The military is a good example of a centrally planned economy within an economy. The 2008 experience put to rest a number of economic-political fallacies about markets and how they process information and evaluate risk; sometimes - as George W. Bush put it, they just act like drunken sailors on a weekend leave.
Yet, as far as I know, the Dodd-Frank Act did not rely upon any mathematical analyses nor algorithms describing the Brownian Movement of Inebiated Navy Men (Yay!) just hopped off the boat at the Brooklyn Navy Yard.

Health Care Bubble

Sometime ago I looked at the exponentially rising costs of health care and wrote that it sure looked like the graph of an economic asset undergoing a bubble phase, like housing did up until the crash in 2007-2008.

A Health Care Bubble?
Well, upon reflection, why not?

What happens when it bursts?

As for when it will burst, that may be right now.

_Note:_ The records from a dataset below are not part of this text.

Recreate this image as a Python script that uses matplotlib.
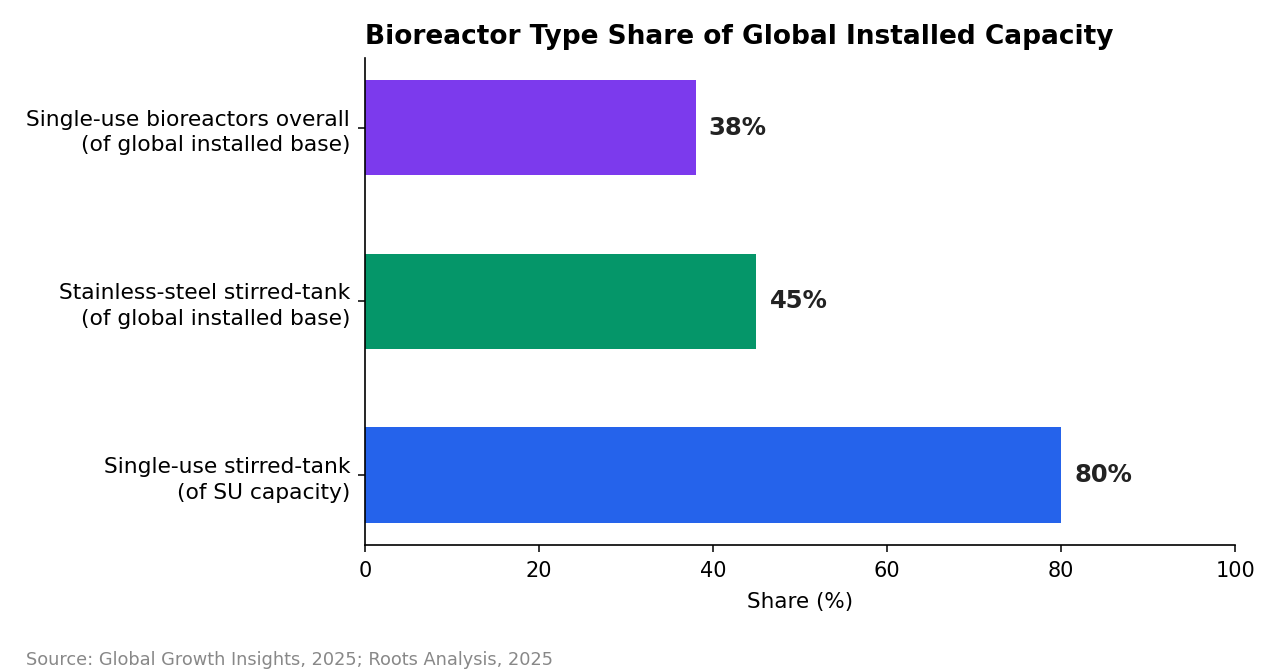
import matplotlib
matplotlib.use("Agg")
from matplotlib import pyplot as plt

plt.rcParams["font.family"] = ["DejaVu Sans"]

categories = [
    "Single-use stirred-tank\n(of SU capacity)",
    "Stainless-steel stirred-tank\n(of global installed base)",
    "Single-use bioreactors overall\n(of global installed base)",
]
shares = [80, 45, 38]
colors = ["#2563eb", "#059669", "#7c3aed"]

fig = plt.figure(figsize=(12.8, 6.72), dpi=100)
ax = fig.add_axes([0.285, 0.189, 0.68, 0.725])

bars = ax.barh(categories, shares, height=0.55, color=colors)
for b, v in zip(bars, shares):
    ax.text(b.get_width() + 1.5, b.get_y() + b.get_height() / 2, f"{v}%",
            va="center", ha="left", fontsize=17.5, fontweight="bold", color="#222222")

ax.set_xlim(0, 100)
ax.set_xlabel("Share (%)", fontsize=15.5, labelpad=8)
ax.tick_params(axis="y", labelsize=15.7, length=5, width=1.1, pad=5.5)
ax.tick_params(axis="x", labelsize=15, length=5, width=1.1, pad=6.5)
for lab in ax.get_yticklabels():
    lab.set_linespacing(1.35)
for s in ["left", "bottom"]:
    ax.spines[s].set_linewidth(1.2)
ax.spines["top"].set_visible(False)
ax.spines["right"].set_visible(False)
ax.set_title("Bioreactor Type Share of Global Installed Capacity", loc="left",
             fontsize=19, fontweight="bold", pad=10)

fig.text(0.02, 0.005, "Source: Global Growth Insights, 2025; Roots Analysis, 2025",
         fontsize=12.8, color="#888888", ha="left", va="bottom")

fig.savefig("out.png", dpi=100)
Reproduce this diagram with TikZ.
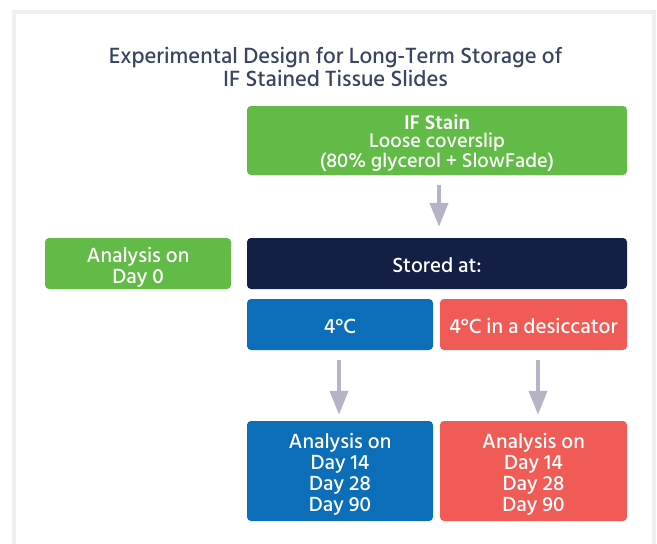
\documentclass[tikz,border=0pt]{standalone}
\usepackage{fontspec}
\setmainfont{Hind Siliguri}[UprightFont=* Medium, BoldFont=* SemiBold]
\usetikzlibrary{arrows.meta}
\definecolor{cgreen}{HTML}{62BB46}
\definecolor{cnavy}{HTML}{131F44}
\definecolor{cblue}{HTML}{0C6EB8}
\definecolor{cred}{HTML}{F15B55}
\definecolor{carrow}{HTML}{B4B4C6}
\definecolor{ctitle}{HTML}{3A4562}
\definecolor{cframe}{HTML}{EFF0F3}
\tikzset{
  x=1pt,y=-1pt,
  box/.style={rounded corners=4pt, text=white, align=center, inner sep=0pt,
    font=\fontsize{21}{21}\selectfont},
  oneline/.style={text height=17pt, text depth=0pt},
  twoline/.style={text height=41pt, text depth=2pt},
  fourline/.style={text height=84pt, text depth=4pt},
  flowarrow/.style={draw=carrow, line width=4pt, -{Triangle[width=18pt,length=24pt]}},
}
\begin{document}
\begin{tikzpicture}
\useasboundingbox (0,0) rectangle (657,544);
\fill[white] (0,0) rectangle (657,544);
\draw[cframe, line width=4pt] (14,600) -- (14,11.5) -- (654,11.5) -- (654,600);
\node[text=ctitle, align=center, inner sep=0pt, text height=40pt, text depth=8pt,
  font=\fontsize{22.6}{23}\selectfont] (title) at (335.5,70)
  {Experimental Design for Long-Term Storage of\\IF Stained Tissue Slides};
\node[box, fill=cgreen, minimum width=380pt, minimum height=69pt,
  text height=57pt, text depth=4pt,
  font=\fontsize{20.3}{18}\selectfont] (ifstain) at (437,140.5)
  {\textbf{IF Stain}\\Loose coverslip\\(80\% glycerol + SlowFade)};
\node[box, oneline, fill=cnavy, minimum width=380pt, minimum height=51pt] (stored) at (437,263.5) {Stored at:};
\node[box, twoline, fill=cgreen, minimum width=186pt, minimum height=51pt] (day0) at (138,263.5) {Analysis on\\Day 0};
\node[box, oneline, fill=cblue, minimum width=186pt, minimum height=51pt] (cold) at (340,324.5) {4°C};
\node[box, oneline, fill=cred, minimum width=187pt, minimum height=51pt] (desic) at (533.5,324.5) {4°C in a desiccator};
\node[box, fourline, fill=cblue, minimum width=186pt, minimum height=100pt] (anblue) at (340,471) {Analysis on\\Day 14\\Day 28\\Day 90};
\node[box, fourline, fill=cred, minimum width=187pt, minimum height=100pt] (anred) at (533.5,471) {Analysis on\\Day 14\\Day 28\\Day 90};
\draw[flowarrow] ([xshift=2pt,yshift=-10pt]ifstain.south) -- ([xshift=2pt,yshift=11pt]stored.north);
\draw[flowarrow] ([xshift=-1pt,yshift=-10pt]cold.south) -- ([xshift=-1pt,yshift=6pt]anblue.north);
\draw[flowarrow] ([xshift=4.5pt,yshift=-10pt]desic.south) -- ([xshift=4.5pt,yshift=6pt]anred.north);
\end{tikzpicture}
\end{document}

Perhaps all this brouhaha with the Affordable Care Act is certain facets of the process of the bursting of the Health Care Bubble. I mean, there were various unpleasantries associated with the bursting of the Housing Bubble before the Financial Industry collapsed in autumn of 2008.
How many of us connected the dots in 2007?

May it will be that flash crash we are not expecting that will be the big one... ? How many of us could imagine that a Health Care Bubble Burst - or, alternatively, a Health Care Bubble Out-of-Control-Inflation! - would be a dagger to the heart of the country?
An Out-of-Control-Inflation of Health Care costs would not last long, and would be the immediate precursor of definitive collapse, anyway.
Exercise your imaginations, and think about it.

That's why we should all work together and get it fixed, and soon.